Incluso después del escándalo de espionaje Watergate, que lo convirtió en el único  presidente estadounidense que ha dimitido, escribió seis libros y viajó por el mundo como un respetado estadista, en medio del descrédito y la censura popular que conllevó su expulsión del poder. Fue sepultado con honores el 27 de abril de 1994.                                                                                                             
Aunque nunca he sido fanático de la televisión hacia 1992, vi la película “Los últimos días” (The final Days), también conocida como “Watergate, El Escándalo”, producida en 1989 que escenifica los últimos meses de Richard Nixon en la presidencia, protagonizada por el extinto actor Lane Smith y dirigida por Richard Pierce. Pues bien, fui literalmente estremecido por el discurso que pronunció Nixon, el 8 de agosto de 1974 al despedirse del personal de la Casa Blanca, luego de su obligada dimisión.                                                 

La escena del conmovedor discurso la grabé en formato VHS, y la vi en innumerables ocasiones, impactándome no solo el contenido del mensaje, sino también el llanto del auditorio que escuchaba atento al mandatario.
                                                                                          


                      
Por la tensión acumulada, la despedida fue muy traumática, su elocución fue un tanto incoherente y su presentación balbuceante, sin embargo, estuvo llena de frases de sabiduría y reflexión. En su intervención Nixon destacó el corazón de los empleados de la Casa Blanca, que todos eran indispensables para ese gobierno, que estaba orgulloso de ellos.

Admitió que se habían cometido errores pero para beneficio personal ninguno y subrayó que ningún hombre o mujer que llegó a esa Administración la dejó, llevándose más bienes de los que tenía cuando llegó.                                   
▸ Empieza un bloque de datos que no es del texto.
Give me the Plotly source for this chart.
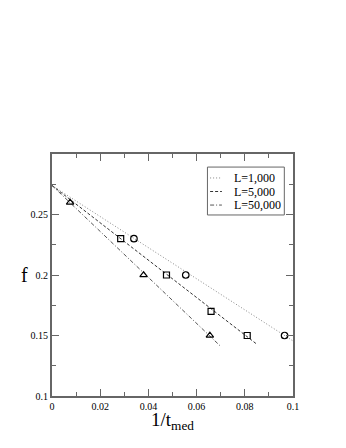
import plotly.graph_objects as go

# Data points
x_L1000 = [0.034, 0.0555, 0.0965]
y_L1000 = [0.23, 0.20, 0.15]
x_L5000 = [0.0285, 0.0475, 0.066, 0.081]
y_L5000 = [0.23, 0.20, 0.17, 0.15]
x_L50000 = [0.0075, 0.038, 0.0655]
y_L50000 = [0.26, 0.20, 0.15]

# Fit lines (start and end)
fit_L1000_x = [0.0, 0.1]
fit_L1000_y = [0.274, 0.1455]
fit_L5000_x = [0.0, 0.0852]
fit_L5000_y = [0.274, 0.1425]
fit_L50000_x = [0.0, 0.070]
fit_L50000_y = [0.274, 0.141]

legend_names = ["L=1,000", "L=5,000", "L=50,000"]

x_ticks = [0, 0.02, 0.04, 0.06, 0.08, 0.1]
x_ticktext = ["0", "0.02", "0.04", "0.06", "0.08", "0.1"]
y_ticks = [0.1, 0.15, 0.2, 0.25]
y_ticktext = ["0.1", "0.15", "0.2", "0.25"]

font = "Liberation Serif"
styles = [
    dict(color="#888888", width=1, dash="1px,2px"),
    dict(color="#333333", width=1, dash="3px,2px"),
    dict(color="#555555", width=1, dash="4px,2px,1px,2px"),
]

fig = go.Figure()
fig.add_trace(go.Scatter(x=fit_L1000_x, y=fit_L1000_y, mode="lines", showlegend=False, line=styles[0]))
fig.add_trace(go.Scatter(x=fit_L5000_x, y=fit_L5000_y, mode="lines", showlegend=False, line=styles[1]))
fig.add_trace(go.Scatter(x=fit_L50000_x, y=fit_L50000_y, mode="lines", showlegend=False, line=styles[2]))

fig.add_trace(go.Scatter(x=x_L1000, y=y_L1000, mode="markers", showlegend=False,
                         marker=dict(symbol="circle-open", size=6.5, color="black", line=dict(width=1.2))))
fig.add_trace(go.Scatter(x=x_L5000, y=y_L5000, mode="markers", showlegend=False,
                         marker=dict(symbol="square-open", size=6, color="black", line=dict(width=1.2))))
fig.add_trace(go.Scatter(x=x_L50000, y=y_L50000, mode="markers", showlegend=False,
                         marker=dict(symbol="triangle-up-open", size=6.5, color="black", line=dict(width=1.2))))

axis_common = dict(showgrid=False, zeroline=False, showline=True, linecolor="#666666", linewidth=2,
                   mirror="allticks", ticks="inside", ticklen=7, tickcolor="#666666", tickwidth=1,
                   tickfont=dict(family=font, size=10, color="black"), automargin=False,
                   minor=dict(ticks="inside", ticklen=4, tickcolor="#666666", tickwidth=1))

fig.update_xaxes(range=[0, 0.1], tickvals=x_ticks, ticktext=x_ticktext, minor_dtick=0.01, **axis_common)
fig.update_yaxes(range=[0.1, 0.3], tickvals=y_ticks, ticktext=y_ticktext, minor_dtick=0.025, **axis_common)

# Axis titles
fig.add_annotation(text="1/t<sub>med</sub>", xref="paper", yref="paper", x=0.5, y=0,
                   xanchor="center", yanchor="top", yshift=-11, showarrow=False,
                   font=dict(family=font, size=19, color="black"))
fig.add_annotation(text="f", xref="paper", yref="paper", x=-0.116, y=0.5,
                   xanchor="center", yanchor="middle", showarrow=False,
                   font=dict(family=font, size=20, color="black"))

# Legend (drawn manually to match compact boxed legend)
fig.add_shape(type="rect", xref="paper", yref="paper", x0=0.645, x1=0.964, y0=0.748, y1=0.946,
              line=dict(color="#666666", width=1), fillcolor="white", layer="above")
row_y = [0.901, 0.845, 0.789]
for name, st, ry in zip(legend_names, styles, row_y):
    fig.add_shape(type="line", xref="paper", yref="paper", x0=0.656, x1=0.705, y0=ry, y1=ry,
                  line=st, layer="above")
    fig.add_annotation(text=name, xref="paper", yref="paper", x=0.747, y=ry,
                       xanchor="left", yanchor="middle", showarrow=False,
                       font=dict(family=font, size=12, color="black"))

fig.update_layout(
    width=338, height=440,
    margin=dict(l=44, r=53, t=146, b=52, autoexpand=False),
    paper_bgcolor="white", plot_bgcolor="white",
    showlegend=False,
)

fig.write_html("out.html")
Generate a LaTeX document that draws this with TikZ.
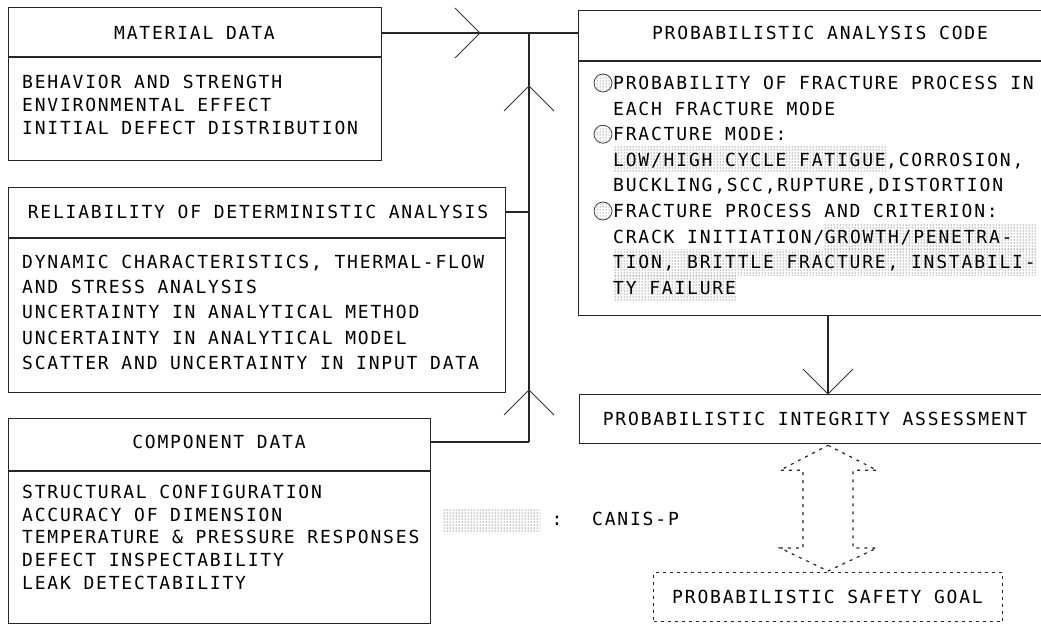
\documentclass[tikz,border=0pt]{standalone}
\usepackage{fontspec}
\usetikzlibrary{patterns,backgrounds,calc}
\newfontfamily\plotfont[LetterSpace=10]{DejaVu Sans Mono}

\tikzset{
  chev/.pic={\draw[chevron] (-25,-25) -- (0,0) -- (-25,25);}
}

\begin{document}
\begin{tikzpicture}[x=1pt,y=-1pt,
  every node/.style={font=\plotfont\fontsize{18}{22}\selectfont, text=black},
  box/.style={draw=black!85, line width=1.3pt, inner sep=0pt, anchor=north west},
  rule/.style={draw=black!85, line width=1.1pt},
  txt/.style={inner sep=0pt, text height=13pt, text depth=0pt, anchor=west},
  ttl/.style={inner sep=0pt, text height=13pt, text depth=0pt},
  link/.style={draw=black!85, line width=1.1pt},
  chevron/.style={draw=black!80, line width=0.9pt},
  stipple/.style={pattern=dots, pattern color=black!90},
  bulletdot/.style={circle, draw=black!75, line width=0.8pt, minimum size=18pt,
                    inner sep=0pt, pattern=dots, pattern color=black!80},
  dashedge/.style={draw=black!85, line width=1.2pt, dash pattern=on 3pt off 5pt},
  dotbox/.style={draw=black!85, line width=1.2pt, dash pattern=on 3pt off 4pt,
                 inner sep=0pt, anchor=north west}
]
\useasboundingbox (0,0) rectangle (1041,624);

% ---------- input boxes ----------
\node[box, minimum width=373pt, minimum height=153pt] (mat) at (8,7) {};
\draw[rule] ($(mat.north west)+(0,50)$) -- ($(mat.north east)+(0,50)$);
\node[ttl] (matT) at (194.5,33) {MATERIAL DATA};
\foreach \t [count=\i] in {BEHAVIOR AND STRENGTH, ENVIRONMENTAL EFFECT,
    INITIAL DEFECT DISTRIBUTION}
  \node[txt] (matB\i) at (22,{82+23*(\i-1)}) {\t};

\node[box, minimum width=497pt, minimum height=205pt] (rel) at (8,187) {};
\draw[rule] ($(rel.north west)+(0,51)$) -- ($(rel.north east)+(0,51)$);
\node[ttl] (relT) at (258,212) {RELIABILITY OF DETERMINISTIC ANALYSIS};
\foreach \t [count=\i] in {{DYNAMIC CHARACTERISTICS, THERMAL-FLOW},
    AND STRESS ANALYSIS, UNCERTAINTY IN ANALYTICAL METHOD,
    UNCERTAINTY IN ANALYTICAL MODEL, SCATTER AND UNCERTAINTY IN INPUT DATA}
  \node[txt] (relB\i) at (22,{262+25.2*(\i-1)}) {\t};

\node[box, minimum width=422pt, minimum height=205pt] (com) at (8,418) {};
\draw[rule] ($(com.north west)+(0,53)$) -- ($(com.north east)+(0,53)$);
\node[ttl] (comT) at (219,442) {COMPONENT DATA};
\foreach \t [count=\i] in {STRUCTURAL CONFIGURATION, ACCURACY OF DIMENSION,
    TEMPERATURE \& PRESSURE RESPONSES, DEFECT INSPECTABILITY, LEAK DETECTABILITY}
  \node[txt] (comB\i) at (22,{492+22.7*(\i-1)}) {\t};

% ---------- analysis code ----------
\node[box, minimum width=467pt, minimum height=305pt] (pac) at (578,10) {};
\draw[rule] ($(pac.north west)+(0,51)$) -- ($(pac.north east)+(0,51)$);
\node[ttl] (pacT) at (820,33) {PROBABILISTIC ANALYSIS CODE};

\node[bulletdot] (b1) at (603,83) {};
\node[txt] (pac1) at (613,83) {PROBABILITY OF FRACTURE PROCESS IN};
\node[txt] (pac2) at (613,108.6) {EACH FRACTURE MODE};
\node[bulletdot] (b2) at (603,134.2) {};
\node[txt] (pac3) at (613,134.2) {FRACTURE MODE:};
\node[txt] (pac4a) at (613,159.8) {LOW/HIGH CYCLE FATIGUE};
\node[txt] (pac4b) at (pac4a.east) {,CORROSION,};
\node[txt] (pac5) at (613,185.4) {BUCKLING,SCC,RUPTURE,DISTORTION};
\node[bulletdot] (b3) at (603,211) {};
\node[txt] (pac6) at (613,211) {FRACTURE PROCESS AND CRITERION:};
\node[txt] (pac7a) at (613,236.6) {CRACK INITIATION/};
\node[txt] (pac7b) at (pac7a.east) {GROWTH/PENETRA-};
\node[txt] (pac8) at (613,262.2) {TION, BRITTLE FRACTURE, INSTABILI-};
\node[txt] (pac9) at (613,287.8) {TY FAILURE};

\begin{scope}[on background layer]
  \fill[stipple] ($(pac4a.north west)+(0,-6.3)$) rectangle ($(pac4a.south east)+(0,6.3)$);
  \fill[stipple] ($(pac7b.north west)+(0,-6.3)$) rectangle ($(pac7b.south -| pac8.east)+(0,6.3)$);
  \fill[stipple] ($(pac8.north west)+(0,-6.3)$) rectangle ($(pac8.south east)+(0,6.3)$);
  \fill[stipple] ($(pac9.north west)+(0,-6.3)$) rectangle ($(pac9.south east)+(0,6.3)$);
\end{scope}

% ---------- assessment and goal ----------
\node[box, minimum width=466pt, minimum height=49pt] (pia) at (579,394) {};
\node[ttl] (piaT) at (815,419) {PROBABILISTIC INTEGRITY ASSESSMENT};

\node[dotbox, minimum width=349pt, minimum height=49pt] (psg) at (653,572) {};
\node[ttl] (psgT) at (827.5,597) {PROBABILISTIC SAFETY GOAL};

% ---------- legend ----------
\node[inner sep=0pt, minimum width=98pt, minimum height=24pt, stipple] (leg) at (491,520) {};
\node[ttl] (legC) at (557,519) {:};
\node[txt] (legT) at (592,519) {CANIS-P};

% ---------- connectors ----------
\coordinate (jtop) at (529,33);
\coordinate (dn) at (828,0);

\draw[link] (matT -| mat.east) -- (matT -| pac.west);
\draw[link] (jtop) -- (comT -| jtop);
\draw[link] (relT -| rel.east) -- (relT -| jtop);
\draw[link] (comT -| com.east) -- (comT -| jtop);
\draw[link] (pac.south -| dn) -- (pia.north -| dn);

\pic at (480,33) {chev};
\pic[rotate=90] at (529,86) {chev};
\pic[rotate=90] at (529,390) {chev};
\pic[rotate=-90] at (pia.north -| dn) {chev};

% hollow double arrow between assessment and goal
\coordinate (ut) at ($(pia.south -| dn)+(0,1)$);
\coordinate (ub) at ($(psg.north -| dn)+(0,-1)$);
\draw[dashedge] (ut) -- ($(ut)+(49,25)$) -- ($(ut)+(25,25)$)
  -- ($(ub)+(25,-23)$) -- ($(ub)+(49,-23)$) -- (ub)
  -- ($(ub)+(-48,-23)$) -- ($(ub)+(-25,-23)$)
  -- ($(ut)+(-25,25)$) -- ($(ut)+(-48,25)$) -- cycle;
\end{tikzpicture}
\end{document}
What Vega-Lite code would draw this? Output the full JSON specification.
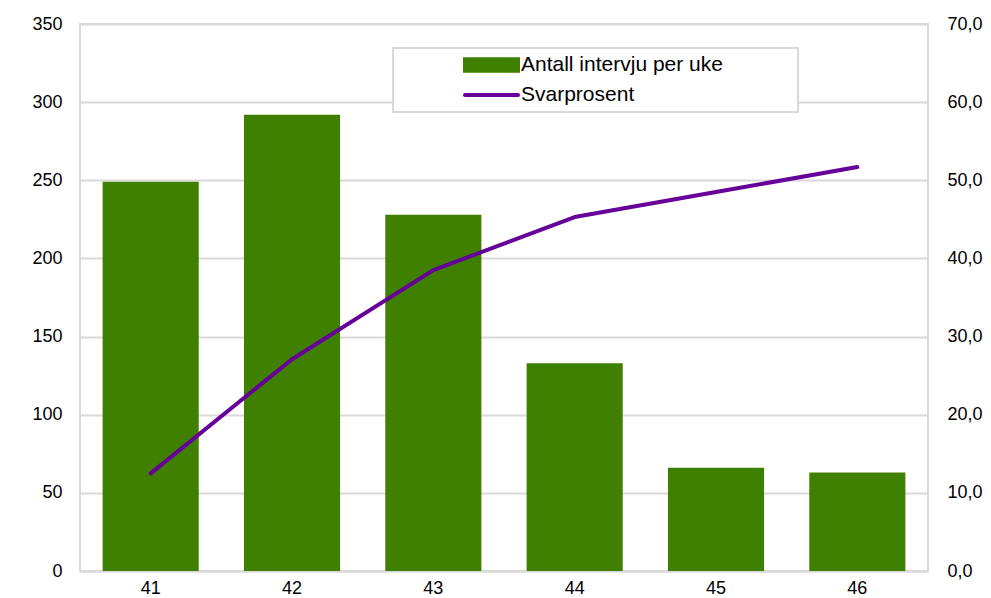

Añadió que recordaba a su padre, a quien se le llamaría un hombre pequeño, un hombre común, pero él no se consideraba como tal, primero había operado un tranvía, luego fue granjero, después tuvo una huerta de limones, la huerta más pobre de California, más fue un gran hombre, porque cumplió con su trabajo y cada trabajo cuenta al máximo, pase lo que pase; nadie escribirá un libro que hable de su madre, pero fue una santa, y pensaba en ella con dos hijos muriendo de tuberculosis. Acto seguido pronunció unas inspiradoras palabras sobre la grandeza, la derrota y la mezquindad:

"(...) La grandeza se alcanza, no cuando todo va bien, sino cuando la vida te pone a prueba. Cuando tienes un gran tropiezo. Cuando te decepcionan. Cuando la tristeza te invade. Porque solamente estando en lo más profundo de un valle puede saberse lo magnífico que es estar en la cima de una montaña. Aprovecho esta ocasión para deciros lo orgulloso que me siento de cuantos han estado a mi lado, trabajando conmigo, y sirviendo a este Gobierno y a este país. Tenéis que continuar sirviendo al Gobierno, si eso es lo que deseáis. Pero recordad, que debéis ser los mejores, nunca os desaniméis, nunca seáis mezquinos. Y recordad también que los demás pueden odiaros, pero nada conseguirán si no les correspondéis. Odiándoles, os destruiríais a vosotros mismos. Me despido pues, con grandes esperanzas, elevado espíritu, y profunda humildad (...)"

                                                        

Esta estremecedora elocución del presidente Nixon me dejó una huella perdurable, a tal grado que el día 11 de junio de 1993, que recibí la investidura de Licenciado en Ciencias Jurídicas, pronuncié un discurso en el que adecué el espíritu de aquel mensaje a la ocasión y rendí tributo a mis padres que estaban presentes, a mis maestros más distinguidos (Manuel Arrieta Gallegos, Jaime Quezada y Dafne Yanira Sánchez), y rendí gratitud a la casa de estudios, destacando los méritos literarios de su rector, David Escobar Galindo.                                                                               


   

Fue una ocasión inigualable para destacar las enseñanzas y el sacrificio de mis padres, agradeciéndoles por su valioso e incondicional apoyo, enfaticé el amor al terruño y a la lectura que mi inculcó mi progenitor, su adicción por los editoriales de los periódicos, por el desarrollo tecnológico, industrial y económico; enaltecí el sacrificio, la generosidad, y la abnegación que mi madre desplegó a mi favor, para que pudiera estudiar en un entorno de estímulo positivo, demostrando con su extraordinario ejemplo que no hay amor humano más grande que el amor materno. Presiento que estas expresiones de reconocimiento a la angelical figura materna, despertaron sentidas reminiscencias y las lágrimas brotaron en el auditorio, tal como había ocurrido 19 años atrás en la Casa Blanca.